Così Spotify presenta sul suo sito Discovery Mode, lo strumento pensato per aiutare «artisti e marketer musicali» ad allargare il proprio pubblico. Per i promotori di una class action che è stata depositata l’altro ieri a Manhattan si tratta di una «forma moderna di payola», il nome col quale gli angloamericani indicano le bustarelle date alle stazioni radio affinché inseriscano certi dischi nella loro programmazione.

Secondo i querelanti, è quel che farebbe Spotify con lo strumento: al posto di fornire agli utenti playlist personalizzate in base ai loro effettivi interessi, venderebbe visibilità tramite accordi economici riservati, una forma di inganno nei confronti degli ascoltatori che hanno la «falsa impressione di trovarsi di fronte a consigli neutrali e personalizzati, quando in realtà l’algoritmo è guidato sotto sotto da incentivi finanziari».
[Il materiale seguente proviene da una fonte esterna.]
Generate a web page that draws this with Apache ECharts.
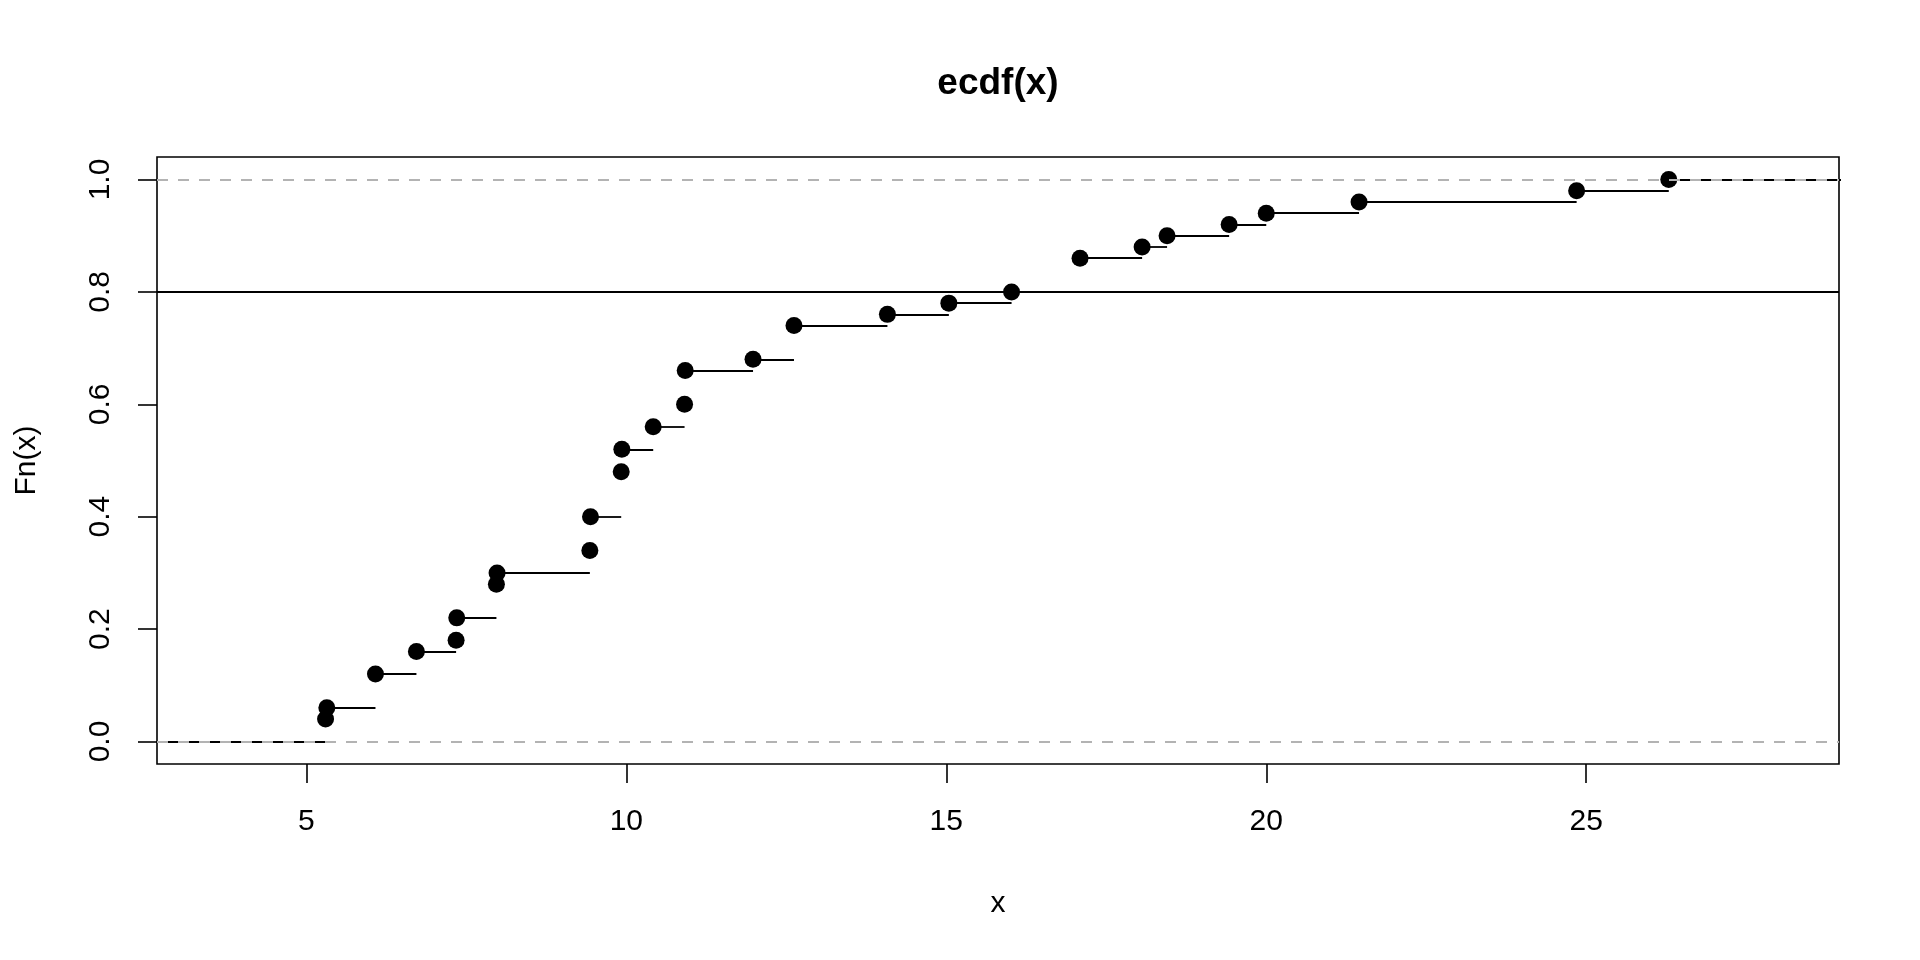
<!DOCTYPE html>
<html>
<head>
<meta charset="utf-8">
<script src="https://cdn.jsdelivr.net/npm/echarts@6/dist/echarts.min.js"></script>
<style>html,body{margin:0;padding:0;background:#fff;}#c{width:1920px;height:960px;}</style>
</head>
<body>
<div id="c"></div>
<script>
// ECDF knots (sorted distinct x values) and the ECDF value Fn at each knot
const knots = [5.30, 5.32, 6.08, 6.72, 7.34, 7.35, 7.97, 7.98, 9.43, 9.44, 9.92, 9.93, 10.42, 10.91, 10.92, 11.98, 12.62, 14.08, 15.04, 16.02, 17.09, 18.06, 18.45, 19.42, 20.00, 21.45, 24.85, 26.29];
const fn    = [0.04, 0.06, 0.12, 0.16, 0.18, 0.22, 0.28, 0.30, 0.34, 0.40, 0.48, 0.52, 0.56, 0.60, 0.66, 0.68, 0.74, 0.76, 0.78, 0.80, 0.86, 0.88, 0.90, 0.92, 0.94, 0.96, 0.98, 1.00];
const xTicks = [5, 10, 15, 20, 25];
const yTicks = [0, 0.2, 0.4, 0.6, 0.8, 1.0];
const refDashed = [0, 1];
const refSolid = [0.8];
const xRange = [2.666, 28.95];
const yRange = [-0.04, 1.04];

// horizontal step segments (no verticals)
const segs = [];
segs.push({coords: [[xRange[0] - 5, 0], [knots[0], 0]]});
for (let i = 0; i < knots.length; i++) {
  const xe = i + 1 < knots.length ? knots[i + 1] : xRange[1] + 5;
  segs.push({coords: [[knots[i], fn[i]], [xe, fn[i]]]});
}
const pts = knots.map((k, i) => [k, fn[i]]);

const font = '"Liberation Sans", Arial, Helvetica, sans-serif';
const chart = echarts.init(document.getElementById('c'), null, {renderer: 'canvas'});
chart.setOption({
  animation: false,
  backgroundColor: '#fff',
  grid: {left: 157, right: 81, top: 157, bottom: 196, show: true, borderColor: '#000', borderWidth: 1.6, backgroundColor: 'transparent'},
  graphic: [{
    type: 'text', x: 998, y: 84,
    style: {text: 'ecdf(x)', font: 'bold 37px ' + font, fill: '#000', textAlign: 'center', textVerticalAlign: 'middle'}
  }],
  xAxis: {
    type: 'value', min: xRange[0], max: xRange[1],
    axisLine: {show: false, onZero: false},
    splitLine: {show: false},
    axisTick: {show: true, length: 19, inside: false, customValues: xTicks, lineStyle: {color: '#000', width: 1.6}},
    axisLabel: {show: true, customValues: xTicks, margin: 43, color: '#000', fontSize: 30, fontFamily: font},
    name: 'x', nameLocation: 'middle', nameGap: 125,
    nameTextStyle: {color: '#000', fontSize: 30, fontFamily: font}
  },
  yAxis: {
    type: 'value', min: yRange[0], max: yRange[1],
    axisLine: {show: false, onZero: false},
    splitLine: {show: false},
    axisTick: {show: true, length: 19, inside: false, customValues: yTicks, lineStyle: {color: '#000', width: 1.6}},
    axisLabel: {show: true, customValues: yTicks, rotate: 90, margin: 41, color: '#000', fontSize: 30, fontFamily: font,
      formatter: v => v.toFixed(1)},
    name: 'Fn(x)', nameLocation: 'middle', nameGap: 115, nameRotate: 90,
    nameTextStyle: {color: '#000', fontSize: 30, fontFamily: font}
  },
  series: [
    {
      type: 'lines', coordinateSystem: 'cartesian2d', clip: true, z: 2,
      lineStyle: {color: '#000', width: 1.8, opacity: 1},
      data: segs, silent: true
    },
    {
      type: 'scatter', z: 3, symbol: 'circle', symbolSize: 17,
      itemStyle: {color: '#000', opacity: 1}, data: pts, silent: true
    },
    {
      type: 'line', data: [], z: 4, silent: true,
      markLine: {
        silent: true, symbol: 'none', label: {show: false},
        lineStyle: {color: '#000', width: 1.8, type: 'solid'},
        data: refSolid.map(v => ({yAxis: v}))
      }
    },
    {
      type: 'line', data: [], z: 5, silent: true,
      markLine: {
        silent: true, symbol: 'none', label: {show: false},
        lineStyle: {color: '#b3b3b3', width: 1.8, type: [11, 10]},
        data: refDashed.map(v => ({yAxis: v}))
      }
    }
  ]
});
</script>
</body>
</html>
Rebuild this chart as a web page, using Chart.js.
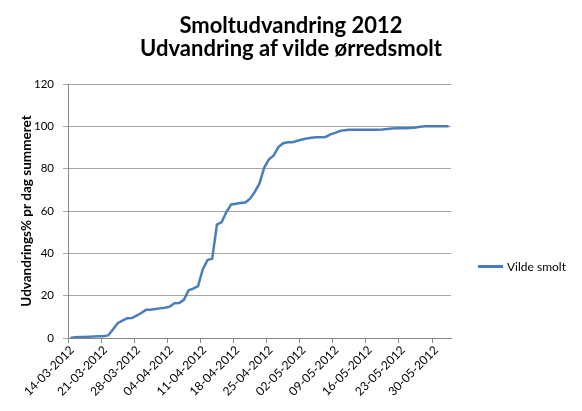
<!DOCTYPE html>
<html><head><meta charset="utf-8">
<script src="https://cdn.jsdelivr.net/npm/chart.js@4"></script>
<style>
html,body{margin:0;padding:0;background:#fff;width:582px;height:411px;overflow:hidden}
#wrap{position:relative;width:582px;height:411px}
#title{position:absolute;left:0;top:0;width:582px;text-align:center;font:bold 22px Lato,sans-serif;color:#000;line-height:23px;padding-top:13px}
#legend{position:absolute;left:478px;top:259px;font:12px Lato,sans-serif;color:#000;display:flex;align-items:center;white-space:nowrap}
#legend .l{display:inline-block;width:25px;height:3px;background:#4a7ebb;margin-right:4px}
</style></head><body>
<div id="wrap"><canvas id="c" width="582" height="411"></canvas>
<div id="title"></div>
<div id="legend"><span class="l"></span><span id="legtxt"></span></div></div>
<script>
const titleLines = ['Smoltudvandring 2012', 'Udvandring af vilde ørredsmolt'];
const yTitle = 'Udvandrings% pr dag summeret';
const seriesName = 'Vilde smolt';
const dates = [
 '14-03-2012','15-03-2012','16-03-2012','17-03-2012','18-03-2012','19-03-2012','20-03-2012',
 '21-03-2012','22-03-2012','23-03-2012','24-03-2012','25-03-2012','26-03-2012','27-03-2012',
 '28-03-2012','29-03-2012','30-03-2012','31-03-2012','01-04-2012','02-04-2012','03-04-2012',
 '04-04-2012','05-04-2012','06-04-2012','07-04-2012','08-04-2012','09-04-2012','10-04-2012',
 '11-04-2012','12-04-2012','13-04-2012','14-04-2012','15-04-2012','16-04-2012','17-04-2012',
 '18-04-2012','19-04-2012','20-04-2012','21-04-2012','22-04-2012','23-04-2012','24-04-2012',
 '25-04-2012','26-04-2012','27-04-2012','28-04-2012','29-04-2012','30-04-2012','01-05-2012',
 '02-05-2012','03-05-2012','04-05-2012','05-05-2012','06-05-2012','07-05-2012','08-05-2012',
 '09-05-2012','10-05-2012','11-05-2012','12-05-2012','13-05-2012','14-05-2012','15-05-2012',
 '16-05-2012','17-05-2012','18-05-2012','19-05-2012','20-05-2012','21-05-2012','22-05-2012',
 '23-05-2012','24-05-2012','25-05-2012','26-05-2012','27-05-2012','28-05-2012','29-05-2012',
 '30-05-2012','31-05-2012','01-06-2012','02-06-2012'
];
const tickLabels = ['14-03-2012','21-03-2012','28-03-2012','04-04-2012','11-04-2012','18-04-2012',
 '25-04-2012','02-05-2012','09-05-2012','16-05-2012','23-05-2012','30-05-2012'];
const values = [
 0,0.4,0.5,0.5,0.6,0.7,0.8,0.8,1.2,4,
 7,8.2,9.3,9.4,10.6,11.8,13.3,13.4,13.7,14,
 14.3,14.8,16.4,16.5,18,22.5,23.3,24.5,32.4,36.8,
 37.5,53.6,54.8,59.5,63.1,63.4,63.8,64,65.8,69,
 73,80.5,84.4,86.2,90.2,92,92.5,92.5,93.2,93.8,
 94.3,94.6,94.8,94.9,95,96.2,96.9,97.8,98.2,98.4,
 98.4,98.4,98.4,98.4,98.4,98.4,98.5,98.7,99,99.1,
 99.1,99.1,99.2,99.4,99.8,100,100,100,100,100,
 100
];
const yMin = 0, yMax = 120, yStep = 20;

document.getElementById('legtxt').textContent = seriesName;
const t = document.getElementById('title');
titleLines.forEach(line => { const d = document.createElement('div'); d.textContent = line; t.appendChild(d); });

new Chart(document.getElementById('c'), {
  type: 'line',
  data: {
    datasets: [{
      label: seriesName,
      data: values.map((v, i) => ({x: i + 0.5, y: v})),
      borderColor: '#4a7ebb',
      borderWidth: 2.5,
      pointRadius: 0,
      tension: 0,
      fill: false
    }]
  },
  options: {
    responsive: false,
    animation: false,
    layout: {padding: {left: 0, right: 131, top: 84, bottom: 0}},
    plugins: {
      legend: {display: false},
      tooltip: {enabled: false},
      title: {display: false}
    },
    scales: {
      x: {
        type: 'linear',
        min: 0,
        max: dates.length,
        afterBuildTicks: s => { s.ticks = tickLabels.map(l => ({value: dates.indexOf(l)})); },
        afterFit: s => { s.height = 73; },
        ticks: {
          autoSkip: false,
          minRotation: 45, maxRotation: 45,
          padding: 0,
          labelOffset: 4,
          color: '#000',
          font: {family: 'Lato', size: 12},
          callback: v => dates[v]
        },
        grid: {drawOnChartArea: false, tickLength: 5, color: '#868686'},
        border: {color: '#868686'}
      },
      y: {
        min: yMin, max: yMax,
        afterFit: s => { s.width = 68; },
        ticks: {stepSize: yStep, color: '#000', font: {family: 'Lato', size: 11.5}, padding: 9},
        grid: {color: '#a6a6a6', tickLength: 5},
        border: {color: '#868686'},
        title: {
          display: true, text: yTitle, color: '#000',
          font: {family: 'Lato', size: 13.5, weight: 'bold'},
          padding: {top: 19, bottom: 0}
        }
      }
    }
  }
});
</script>
</body></html>
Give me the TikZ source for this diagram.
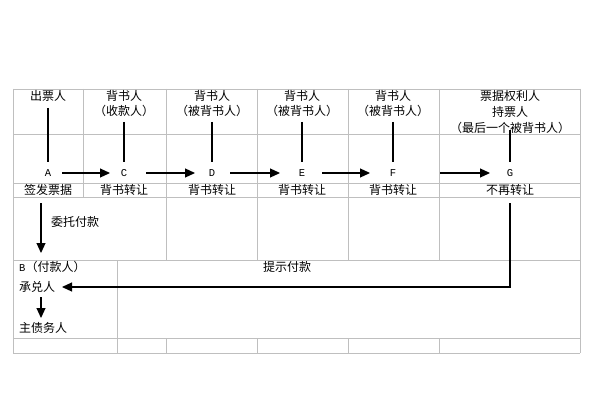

«Spotify» si legge nella denuncia ottenuta dal sito All Hip Hop, fa leva sulla fiducia degli utenti «promuovendosi come una piattaforma che offre consigli musicali organici, per poi vendere sotto banco tali consigli al miglior offerente». Pur sapendo che i consigli personalizzati sono falsati da accordi economici, l’ascoltatore non riesce a «distinguere quali brani sono consigliati per motivi editoriali o di personalizzazione legittimi e quali invece sono promossi per via di accordi commerciali che non vengono divulgati». Secondo i documenti relativi all’azione legale depositati da un’utente di nome Genevieve Capolongo, l’inserimento in una playlist con un seguito modesto costerebbe 2000 dollari, che salirebbero a 10 mila per le playlist con più follower.

Spotify ha replicato chiamando «una sciocchezza» la class action. «Discovery Mode» ha detto un rappresentante della piattaforma a Hollywood Reporter «è una funzione che gli artisti possono utilizzare per segnalare brani prioritari affinché vengano presi in considerazione dall’algoritmo in contesti limitati: Radio, Autoplay e determinati Mix. Non si acquistano stream, non influisce sulle playlist editoriali e il funzionamento è chiaramente indicato nell’app e sul nostro sito».

L’azione arriva pochi giorni dopo un’altra class action promossa dal rapper RBX, cugino di Snoop Dogg secondo cui Spotify «chiuderebbe un occhio» sulla pratica degli «stream fraudolenti su larga scala». A beneficiarne sarebbe stato tra gli altri Drake, che avrebbe ricevuto «miliardi» di stream fake.

«Questa accusa è infondata», replica la piattaforma. «Spotify non trae alcun beneficio dallo streaming artificiale, un problema che affligge l’intero settore e che combattiamo attivamente con i nostri sistemi di rilevamento all’avanguardia. Una volta rilevati, non paghiamo né contiamo gli stream manipolati. I nostri sistemi sono efficaci: in una vicenda risalente allo scorso anno, un truffatore è stato incriminato per aver sottratto 10 milioni di dollari ai servizi di streaming, di cui solo 60 mila dollari provenivano da Spotify».